# Growth/Appearance Differences b/w walkeri and wendtii 'brown'



## BSS (May 2, 2006)

C. wendtii 'brown' was one of the first aquatic plants I ever got, and it's still going strong after ~4 years. I'm kinda attached to it, but at the same time, I consider it "okay" looking in my tank. The plantlets all start off small and bright green and the mature leaves are 10+" long and brown-ish . It gets slight shade from the C. crispatula v 'balansae ' growing next to it. But for the most part, it is unshaded.

I happened to come by some C. walkeri (labeled lutea) a couple days ago. From a bit of research, it seems like the walkeri might grow more upright and less "open". It also appears it might be slightly shorter.
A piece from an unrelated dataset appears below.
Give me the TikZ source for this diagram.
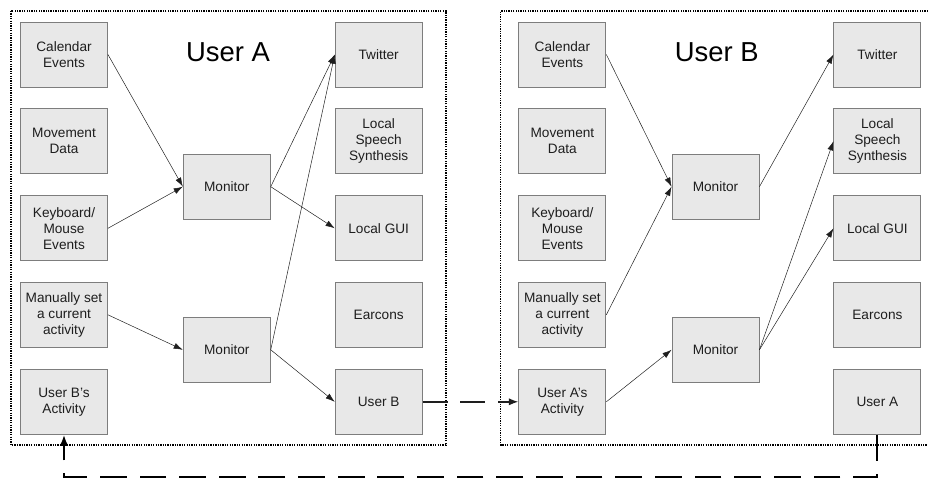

It's likely still too early to tell if I got the green or the brown variant.

So, Crypt experts, does my analysis hold any water  ? How would you compare and contrast these two Crypt species (is that the right term?) growing in the same tank? Do you have any preferences for or against them? Or are they pretty much similar, so the differences would be subtle?

Thanks for your thoughts!
Brian.


----------



## HeyPK (Jan 23, 2004)

C. walkeri can also get pretty large, with leaves over 10 inches long. The leaves are narrower than those of C. wendtii.


----------